LONDON, May 7, 2013 ( – In Britain, local council elections are seen as a window into the political future, and last week’s surge by Nigel Farage’s United Kingdom Independence Party has the ruling Conservative Party deeply worried. 

UKIP has been attracting former Tories – both voters and MPs – disillusioned with Prime Minister David Cameron’s “modernizing” efforts that have included a bill for “gay marriage” and broken promises on a European referendum. 

Nigel Farage is said to be “jubilant” after Friday’s poll results that saw UKIP electing 147 councillors, of whom 139 were gains. He called it a sign of a “sea change” in British politics and declared that UKIP is now the “official opposition.” This was literally true in Lincolnshire, where UKIP totally replaced the Conservatives in 16 seats. By comparison, Labour, the official Official Opposition party, said it was doing “reasonably” having won 35 local seats.


Despite Tory accusations that UKIP is nothing more than a reactionary party of “clowns and fruitcakes,” Farage warned the Prime Minister that his party is not “just some little pressure group that will go away if someone in No 10 starts singing the same song.” 

UKIP gained 23 percent of the vote, compared with the Tory share of 25 percent and 335 seat losses. 

Peter Bedford, a Conservative councillor who lost his seat to a UKIP candidate, told the Guardian newspaper, “It was a protest against central government’s polices – it's disappointing but we'll bounce back.”
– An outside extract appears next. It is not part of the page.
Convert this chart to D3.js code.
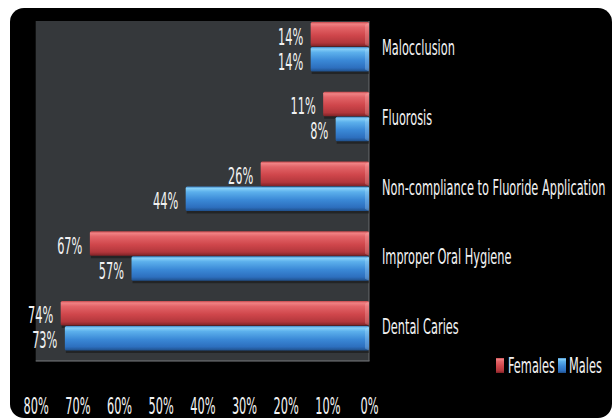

The BBC estimates that the results of last week’s local elections are the biggest surge by a fourth party in England since the Second World War. Ukip averaged 26 percent of the vote in council wards where it stood. 

Farage, who is one of the most outspoken of the Eurosceptic MEPs, warned Cameron that his party would clean up in next year’s European Elections, where UKIP usually performs well. He said Cameron could be “toppled” as Prime Minister if the Conservatives do not pick themselves up in time for the European poll. Farage predicted that voters will have “had enough” of Cameron’s party by the 2015 general elections.

Conservative MPs this weekend demanded an urgent response from their leader, calling for a referendum on Britain’s continued membership in the European Union.

Tory MP David Ruffley said, “David Cameron has to have a clear, sharper message on Europe because most people are not aware of his referendum pledge.” 

“This would be a concrete vote showing that Conservatives are serious about getting a referendum. It is about focusing minds. This Ukip insurgency is real and it's serious. Twelve months from now we will have another dose of this [at the council and European elections]. We must act now.”